(Entries with chart source code)

►

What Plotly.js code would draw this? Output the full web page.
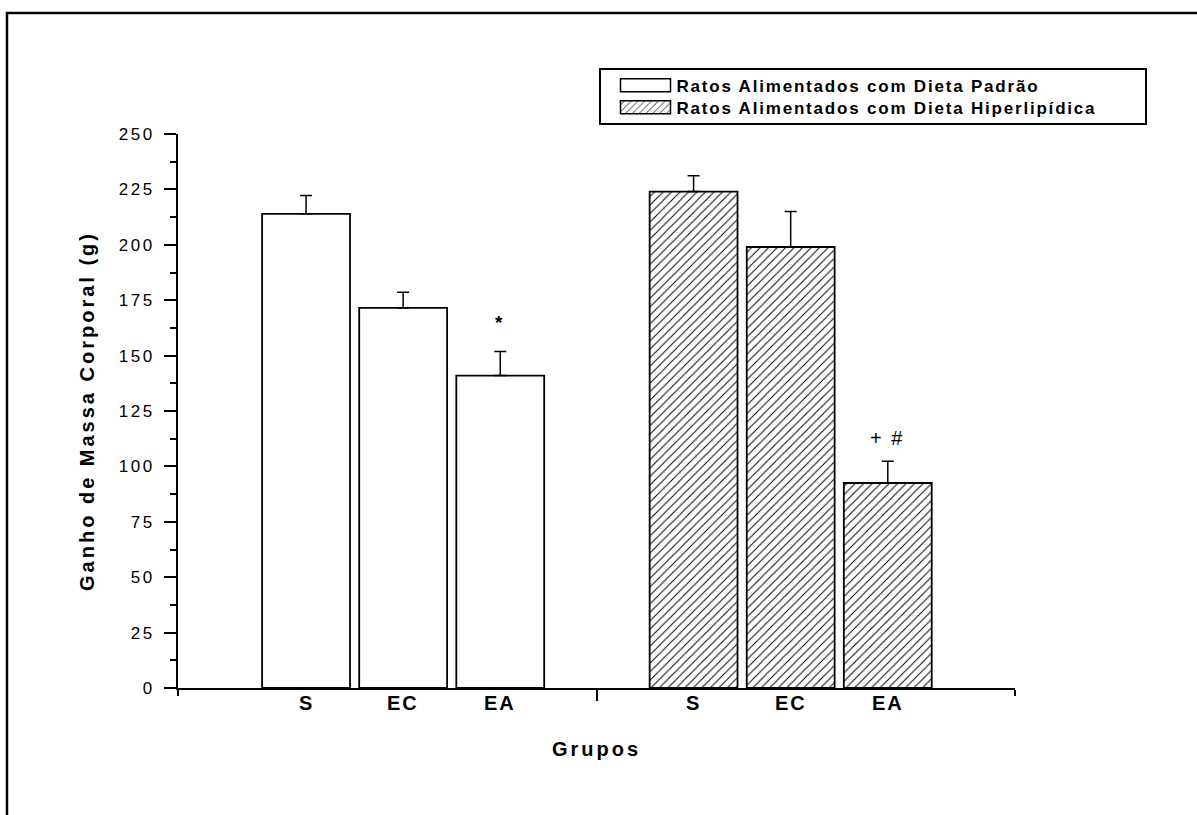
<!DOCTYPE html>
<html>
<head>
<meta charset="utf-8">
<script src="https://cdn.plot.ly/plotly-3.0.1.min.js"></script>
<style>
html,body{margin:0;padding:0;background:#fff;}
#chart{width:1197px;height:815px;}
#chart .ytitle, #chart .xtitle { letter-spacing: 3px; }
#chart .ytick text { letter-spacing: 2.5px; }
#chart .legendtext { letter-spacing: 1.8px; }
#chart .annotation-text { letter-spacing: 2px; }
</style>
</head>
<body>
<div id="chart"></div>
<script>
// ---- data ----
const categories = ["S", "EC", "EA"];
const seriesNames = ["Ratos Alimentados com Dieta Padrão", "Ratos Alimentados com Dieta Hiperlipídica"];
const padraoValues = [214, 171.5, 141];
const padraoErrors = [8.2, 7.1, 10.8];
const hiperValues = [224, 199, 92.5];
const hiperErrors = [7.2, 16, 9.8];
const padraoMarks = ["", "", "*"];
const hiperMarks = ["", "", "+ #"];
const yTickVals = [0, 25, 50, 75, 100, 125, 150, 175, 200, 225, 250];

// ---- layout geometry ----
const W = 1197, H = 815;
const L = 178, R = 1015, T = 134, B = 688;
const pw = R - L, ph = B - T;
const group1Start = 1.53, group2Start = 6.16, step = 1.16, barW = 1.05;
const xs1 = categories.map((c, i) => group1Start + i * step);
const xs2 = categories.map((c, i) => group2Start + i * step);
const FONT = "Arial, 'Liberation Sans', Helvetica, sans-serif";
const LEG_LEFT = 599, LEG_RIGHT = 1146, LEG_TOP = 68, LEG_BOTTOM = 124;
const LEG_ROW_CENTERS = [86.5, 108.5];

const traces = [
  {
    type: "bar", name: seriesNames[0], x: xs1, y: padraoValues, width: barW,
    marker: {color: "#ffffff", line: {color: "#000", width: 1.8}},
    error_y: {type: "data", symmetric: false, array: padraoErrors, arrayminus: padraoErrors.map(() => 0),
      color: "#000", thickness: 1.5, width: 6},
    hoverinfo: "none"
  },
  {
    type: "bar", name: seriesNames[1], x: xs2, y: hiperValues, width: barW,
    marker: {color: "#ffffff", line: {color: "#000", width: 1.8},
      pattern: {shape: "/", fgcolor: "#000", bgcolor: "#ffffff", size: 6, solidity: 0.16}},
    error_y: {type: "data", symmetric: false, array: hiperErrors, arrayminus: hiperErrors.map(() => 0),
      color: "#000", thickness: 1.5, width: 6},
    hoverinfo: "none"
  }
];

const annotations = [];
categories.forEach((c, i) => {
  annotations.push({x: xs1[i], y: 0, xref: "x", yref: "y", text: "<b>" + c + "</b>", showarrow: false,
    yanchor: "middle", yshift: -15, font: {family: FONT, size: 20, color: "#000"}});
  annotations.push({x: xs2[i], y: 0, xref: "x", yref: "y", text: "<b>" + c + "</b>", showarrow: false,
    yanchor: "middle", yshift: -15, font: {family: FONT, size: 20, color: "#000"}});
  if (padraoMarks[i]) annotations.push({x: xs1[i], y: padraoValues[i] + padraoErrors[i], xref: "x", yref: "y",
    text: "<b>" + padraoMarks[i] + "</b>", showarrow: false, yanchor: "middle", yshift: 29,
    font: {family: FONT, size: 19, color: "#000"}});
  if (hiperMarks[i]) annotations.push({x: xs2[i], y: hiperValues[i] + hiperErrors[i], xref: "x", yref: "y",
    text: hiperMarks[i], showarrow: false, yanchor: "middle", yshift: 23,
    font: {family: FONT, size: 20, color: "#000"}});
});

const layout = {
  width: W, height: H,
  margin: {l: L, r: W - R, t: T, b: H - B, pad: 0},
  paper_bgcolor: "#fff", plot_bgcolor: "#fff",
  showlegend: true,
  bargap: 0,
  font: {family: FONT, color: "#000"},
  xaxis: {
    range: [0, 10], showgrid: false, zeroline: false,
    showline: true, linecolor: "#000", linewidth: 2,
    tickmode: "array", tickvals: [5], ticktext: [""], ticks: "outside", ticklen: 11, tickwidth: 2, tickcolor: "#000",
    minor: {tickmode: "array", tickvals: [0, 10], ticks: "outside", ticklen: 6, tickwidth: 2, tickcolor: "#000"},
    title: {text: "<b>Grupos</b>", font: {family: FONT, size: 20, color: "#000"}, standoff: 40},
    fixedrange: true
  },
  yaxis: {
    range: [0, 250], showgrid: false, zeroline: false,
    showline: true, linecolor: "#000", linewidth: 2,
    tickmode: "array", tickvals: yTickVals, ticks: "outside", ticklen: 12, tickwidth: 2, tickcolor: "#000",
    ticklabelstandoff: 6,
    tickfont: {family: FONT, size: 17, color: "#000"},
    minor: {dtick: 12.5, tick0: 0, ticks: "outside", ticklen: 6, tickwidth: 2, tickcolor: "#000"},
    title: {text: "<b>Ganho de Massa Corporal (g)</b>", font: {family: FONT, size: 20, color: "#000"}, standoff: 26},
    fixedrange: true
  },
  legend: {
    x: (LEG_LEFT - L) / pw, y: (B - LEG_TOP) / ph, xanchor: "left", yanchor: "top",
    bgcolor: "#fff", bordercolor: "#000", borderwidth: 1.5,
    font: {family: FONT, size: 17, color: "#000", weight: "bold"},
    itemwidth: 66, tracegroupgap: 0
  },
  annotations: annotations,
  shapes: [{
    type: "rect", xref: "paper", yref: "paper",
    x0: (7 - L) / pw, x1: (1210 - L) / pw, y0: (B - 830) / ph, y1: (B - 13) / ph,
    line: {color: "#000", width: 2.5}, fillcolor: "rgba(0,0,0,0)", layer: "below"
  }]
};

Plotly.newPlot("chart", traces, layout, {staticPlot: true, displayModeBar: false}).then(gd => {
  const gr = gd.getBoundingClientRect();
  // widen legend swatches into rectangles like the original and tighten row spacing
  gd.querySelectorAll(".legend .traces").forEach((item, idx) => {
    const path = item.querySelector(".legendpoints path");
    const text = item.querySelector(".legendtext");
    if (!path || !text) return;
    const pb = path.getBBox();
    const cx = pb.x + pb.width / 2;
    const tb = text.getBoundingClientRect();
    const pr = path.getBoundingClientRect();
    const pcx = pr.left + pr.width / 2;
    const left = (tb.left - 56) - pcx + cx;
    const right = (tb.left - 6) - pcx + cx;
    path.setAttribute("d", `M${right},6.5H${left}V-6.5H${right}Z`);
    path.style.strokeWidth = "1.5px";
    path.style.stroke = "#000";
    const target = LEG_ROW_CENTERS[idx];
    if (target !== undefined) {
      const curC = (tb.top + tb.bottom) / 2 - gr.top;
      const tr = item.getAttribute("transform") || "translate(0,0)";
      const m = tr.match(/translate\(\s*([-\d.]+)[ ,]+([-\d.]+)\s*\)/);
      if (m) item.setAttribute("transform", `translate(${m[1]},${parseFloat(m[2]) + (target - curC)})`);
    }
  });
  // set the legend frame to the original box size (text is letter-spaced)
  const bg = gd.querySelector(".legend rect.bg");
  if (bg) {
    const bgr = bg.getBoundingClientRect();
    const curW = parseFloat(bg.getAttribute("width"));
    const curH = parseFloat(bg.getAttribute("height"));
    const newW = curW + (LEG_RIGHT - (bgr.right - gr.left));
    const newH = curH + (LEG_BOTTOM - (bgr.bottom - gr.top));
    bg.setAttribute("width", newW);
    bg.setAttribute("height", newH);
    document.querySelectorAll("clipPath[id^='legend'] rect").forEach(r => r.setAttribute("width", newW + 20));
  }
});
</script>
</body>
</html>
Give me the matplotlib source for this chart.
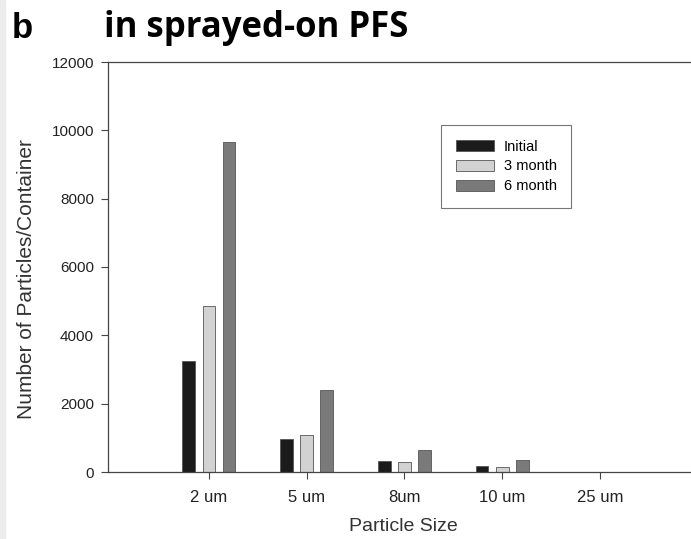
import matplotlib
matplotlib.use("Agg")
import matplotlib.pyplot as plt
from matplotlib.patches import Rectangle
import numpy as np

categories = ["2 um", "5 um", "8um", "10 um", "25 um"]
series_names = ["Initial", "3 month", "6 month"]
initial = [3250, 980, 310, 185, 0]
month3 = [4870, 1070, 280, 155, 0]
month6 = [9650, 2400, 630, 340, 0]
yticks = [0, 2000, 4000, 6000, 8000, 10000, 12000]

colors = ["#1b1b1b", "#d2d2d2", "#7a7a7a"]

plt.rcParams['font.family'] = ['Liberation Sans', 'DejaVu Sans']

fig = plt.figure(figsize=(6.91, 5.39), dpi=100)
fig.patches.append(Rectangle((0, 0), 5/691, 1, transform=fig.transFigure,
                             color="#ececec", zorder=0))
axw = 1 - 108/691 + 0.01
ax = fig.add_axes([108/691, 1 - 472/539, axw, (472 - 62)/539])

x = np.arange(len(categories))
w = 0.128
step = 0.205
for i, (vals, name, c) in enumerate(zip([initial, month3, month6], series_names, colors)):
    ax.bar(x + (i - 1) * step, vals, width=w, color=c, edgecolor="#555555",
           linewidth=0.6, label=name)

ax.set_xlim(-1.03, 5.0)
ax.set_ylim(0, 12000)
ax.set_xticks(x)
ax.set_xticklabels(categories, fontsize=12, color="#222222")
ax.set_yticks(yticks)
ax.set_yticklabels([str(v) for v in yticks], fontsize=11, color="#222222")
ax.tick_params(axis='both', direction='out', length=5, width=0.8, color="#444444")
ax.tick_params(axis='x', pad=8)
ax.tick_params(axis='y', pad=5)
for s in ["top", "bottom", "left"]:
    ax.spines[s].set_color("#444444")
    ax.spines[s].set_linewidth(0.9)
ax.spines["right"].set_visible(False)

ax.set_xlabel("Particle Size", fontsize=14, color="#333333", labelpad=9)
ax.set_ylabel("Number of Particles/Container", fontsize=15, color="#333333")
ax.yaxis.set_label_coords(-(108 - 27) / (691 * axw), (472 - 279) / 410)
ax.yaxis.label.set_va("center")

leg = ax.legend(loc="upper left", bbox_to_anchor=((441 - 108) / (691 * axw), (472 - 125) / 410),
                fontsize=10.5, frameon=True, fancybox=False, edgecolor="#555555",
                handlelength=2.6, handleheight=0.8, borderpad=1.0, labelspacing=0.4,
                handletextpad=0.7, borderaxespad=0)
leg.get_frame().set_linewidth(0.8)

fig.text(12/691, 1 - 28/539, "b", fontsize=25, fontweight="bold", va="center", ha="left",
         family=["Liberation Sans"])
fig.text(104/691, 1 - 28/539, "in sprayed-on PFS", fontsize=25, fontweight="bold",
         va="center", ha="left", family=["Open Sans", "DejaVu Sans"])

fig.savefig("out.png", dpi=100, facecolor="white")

◄

• _DIRECTIONS FOR THIS TASK_
Please take the lines from the beginning of the data above through the line holding "200, 225, 250];" and transcribe them exactly, without any pictures.

• _EXERCISE SOLUTION_
What Plotly.js code would draw this? Output the full web page.
<!DOCTYPE html>
<html>
<head>
<meta charset="utf-8">
<script src="https://cdn.plot.ly/plotly-3.0.1.min.js"></script>
<style>
html,body{margin:0;padding:0;background:#fff;}
#chart{width:1197px;height:815px;}
#chart .ytitle, #chart .xtitle { letter-spacing: 3px; }
#chart .ytick text { letter-spacing: 2.5px; }
#chart .legendtext { letter-spacing: 1.8px; }
#chart .annotation-text { letter-spacing: 2px; }
</style>
</head>
<body>
<div id="chart"></div>
<script>
// ---- data ----
const categories = ["S", "EC", "EA"];
const seriesNames = ["Ratos Alimentados com Dieta Padrão", "Ratos Alimentados com Dieta Hiperlipídica"];
const padraoValues = [214, 171.5, 141];
const padraoErrors = [8.2, 7.1, 10.8];
const hiperValues = [224, 199, 92.5];
const hiperErrors = [7.2, 16, 9.8];
const padraoMarks = ["", "", "*"];
const hiperMarks = ["", "", "+ #"];
const yTickVals = [0, 25, 50, 75, 100, 125, 150, 175, 200, 225, 250];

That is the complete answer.